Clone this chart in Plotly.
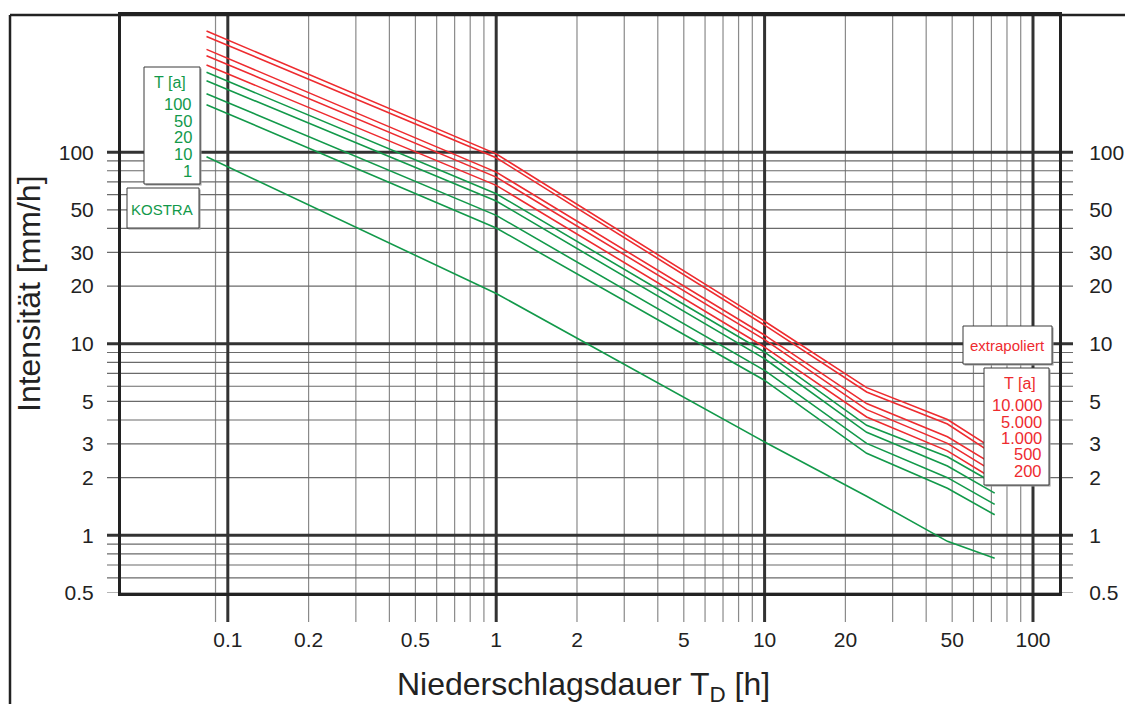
import math
import plotly.graph_objects as go

# ---------------- data ----------------
durations_h = [0.0833, 1, 10, 24, 48, 72]

kostra_T = ["1", "10", "20", "50", "100"]
kostra_vals = {
    "1":   [94.6, 18.3, 3.07, 1.60, 0.93, 0.76],
    "10":  [177, 40.2, 6.44, 2.68, 1.76, 1.28],
    "20":  [202, 46.8, 7.26, 3.02, 2.00, 1.45],
    "50":  [236, 55.6, 8.35, 3.45, 2.30, 1.66],
    "100": [261, 60.7, 9.04, 3.75, 2.57, 1.86],
}

extra_T = ["200", "500", "1.000", "5.000", "10.000"]
extra_vals = {
    "200":    [285, 67.1, 9.6, 4.15, 2.76, 1.95],
    "500":    [319, 74.1, 10.5, 4.53, 3.02, 2.13],
    "1.000":  [344, 78.7, 11.1, 4.87, 3.27, 2.32],
    "5.000":  [402, 93.5, 12.5, 5.60, 3.81, 2.63],
    "10.000": [429, 98.0, 13.1, 5.90, 4.02, 2.80],
}

x_tickvals = [0.1, 0.2, 0.5, 1, 2, 5, 10, 20, 50, 100]
x_ticktext = ["0.1", "0.2", "0.5", "1", "2", "5", "10", "20", "50", "100"]
y_tickvals = [0.5, 1, 2, 3, 5, 10, 20, 30, 50, 100]
y_ticktext = ["0.5", "1", "2", "3", "5", "10", "20", "30", "50", "100"]

x_range = [0.04, 125]
y_range = [0.5, 520]

x_major_grid = [0.1, 1, 10, 100]
x_minor_grid = [0.09, 0.2, 0.3, 0.4, 0.5, 0.6, 0.7, 0.8, 0.9,
                2, 3, 4, 5, 6, 7, 8, 9,
                20, 30, 40, 50, 60, 70, 80, 90]
y_major_grid = [1, 10, 100]
y_minor_grid = [0.5, 0.6, 0.7, 0.8, 0.9,
                2, 3, 4, 5, 6, 7, 8, 9,
                20, 30, 40, 50, 60, 70, 80, 90]

legend_left_T = ["100", "50", "20", "10", "1"]
legend_right_T = ["10.000", "5.000", "1.000", "500", "200"]

# ---------------- styling ----------------
GREEN = "#12994a"
RED = "#ee2b2f"
FONT = "Liberation Sans, Arial, Helvetica, sans-serif"
W, H = 1125, 704
ML, MR, MT, MB = 121, 66, 15, 111
PW, PH = W - ML - MR, H - MT - MB


def px(x):
    return (x - ML) / PW


def py(y):
    return (H - MB - y) / PH


fig = go.Figure()

for t in kostra_T:
    fig.add_trace(go.Scatter(x=durations_h, y=kostra_vals[t], mode="lines",
                             line=dict(color=GREEN, width=1.6),
                             name="KOSTRA T=" + t, showlegend=False))
for t in extra_T:
    fig.add_trace(go.Scatter(x=durations_h, y=extra_vals[t], mode="lines",
                             line=dict(color=RED, width=1.6),
                             name="extrapoliert T=" + t, showlegend=False))
# carrier for the right-hand tick labels
fig.add_trace(go.Scatter(x=[], y=[], yaxis="y2", showlegend=False,
                         hoverinfo="skip"))

shapes = []
tick_below = 29 / PH
tick_side = 14 / PW
for v in x_minor_grid:
    shapes.append(dict(type="line", xref="x", yref="paper", x0=v, x1=v,
                       y0=-tick_below, y1=1, layer="below",
                       line=dict(color="#8a8a8a", width=1.2)))
for v in y_minor_grid:
    shapes.append(dict(type="line", xref="paper", yref="y", x0=-tick_side,
                       x1=1 + tick_side, y0=v, y1=v, layer="below",
                       line=dict(color="#6a6a6a", width=1.2)))
for v in x_major_grid:
    shapes.append(dict(type="line", xref="x", yref="paper", x0=v, x1=v,
                       y0=-tick_below, y1=1, layer="below",
                       line=dict(color="#333333", width=3)))
for v in y_major_grid:
    shapes.append(dict(type="line", xref="paper", yref="y", x0=-tick_side,
                       x1=1 + tick_side, y0=v, y1=v, layer="below",
                       line=dict(color="#333333", width=3)))

# outer frame
shapes.append(dict(type="line", xref="paper", yref="paper", x0=px(10), x1=px(1130),
                   y0=py(15), y1=py(15), line=dict(color="#222222", width=2.5)))
shapes.append(dict(type="line", xref="paper", yref="paper", x0=px(10), x1=px(10),
                   y0=py(15), y1=py(710), line=dict(color="#222222", width=2.5)))


def box(x0, y0, x1, y1):
    shapes.append(dict(type="rect", xref="paper", yref="paper",
                       x0=px(x0 + 1.5), x1=px(x1 + 1.5), y0=py(y1 + 1.5), y1=py(y0 + 1.5),
                       layer="above", fillcolor="#9a9a9a", line=dict(width=0)))
    shapes.append(dict(type="rect", xref="paper", yref="paper",
                       x0=px(x0), x1=px(x1), y0=py(y1), y1=py(y0),
                       layer="above", fillcolor="white",
                       line=dict(color="#3a3a3a", width=1)))


box(144, 67, 200, 184)
box(127, 188, 199, 228)
box(963, 326, 1052, 364)
box(984, 368, 1049, 485)

annotations = []


def label(text, x, y, color, anchor="center", size=15):
    annotations.append(dict(text=text, xref="paper", yref="paper", x=px(x), y=py(y),
                            xanchor=anchor, yanchor="middle", showarrow=False,
                            font=dict(family=FONT, size=size, color=color)))


label("T [a]", 170, 82, GREEN, size=16)
for i, t in enumerate(legend_left_T):
    label(t, 194, 104 + i * 16.7, GREEN, anchor="right", size=16.5)
label("KOSTRA", 162, 209, GREEN, size=15)
label("extrapoliert", 1007, 345, RED, size=15)
label("T [a]", 1020, 383, RED, size=16)
for i, t in enumerate(legend_right_T):
    label(t, 1044, 405 + i * 16.5, RED, anchor="right", size=16.5)

# axis titles
annotations.append(dict(text="Niederschlagsdauer T<sub>D</sub> [h]", xref="paper", yref="paper",
                        x=px(583), y=py(686), xanchor="center", yanchor="middle",
                        showarrow=False, font=dict(family=FONT, size=32, color="#222222")))
annotations.append(dict(text="Intensität [mm/h]", xref="paper", yref="paper",
                        x=px(29), y=py(294), xanchor="center", yanchor="middle",
                        textangle=-90, showarrow=False,
                        font=dict(family=FONT, size=32, color="#222222")))

xr = [math.log10(v) for v in x_range]
yr = [math.log10(v) for v in y_range]

fig.update_layout(
    width=W, height=H, autosize=False,
    margin=dict(l=ML, r=MR, t=MT, b=MB, pad=0, autoexpand=False),
    paper_bgcolor="white", plot_bgcolor="white",
    showlegend=False,
    font=dict(family=FONT, color="#222222"),
    shapes=shapes, annotations=annotations,
    xaxis=dict(type="log", range=xr, tickvals=x_tickvals, ticktext=x_ticktext,
               automargin=False,
               showgrid=False, zeroline=False, showline=True, mirror=True,
               linecolor="#222222", linewidth=3,
               ticks="outside", ticklen=26, tickcolor="rgba(0,0,0,0)",
               tickfont=dict(size=21, family=FONT, color="#222222")),
    yaxis=dict(type="log", range=yr, tickvals=y_tickvals, ticktext=y_ticktext,
               automargin=False,
               showgrid=False, zeroline=False, showline=True, mirror=True,
               linecolor="#222222", linewidth=3,
               ticks="outside", ticklen=20, tickcolor="rgba(0,0,0,0)",
               tickfont=dict(size=21, family=FONT, color="#222222")),
    yaxis2=dict(type="log", range=yr, tickvals=y_tickvals, ticktext=y_ticktext,
                automargin=False,
                overlaying="y", side="right", anchor="x",
                showgrid=False, zeroline=False, showline=False,
                ticks="outside", ticklen=25, tickcolor="rgba(0,0,0,0)",
                tickfont=dict(size=21, family=FONT, color="#222222")),
)

fig.write_html(
    "out.html",
    config={"displayModeBar": False},
    post_script="document.body.style.margin='0';document.body.style.padding='0';"
                "document.body.style.overflow='hidden';"
                "document.documentElement.style.overflow='hidden';",
)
───
What needs to be done.
Repeat, with no pictures, each line from the beginning of the data through the line containing "durations_h = [0.0833, 1, 10, 24, 48, 72]", inclusive.

Reply.
Clone this chart in Plotly.
import math
import plotly.graph_objects as go

# ---------------- data ----------------
durations_h = [0.0833, 1, 10, 24, 48, 72]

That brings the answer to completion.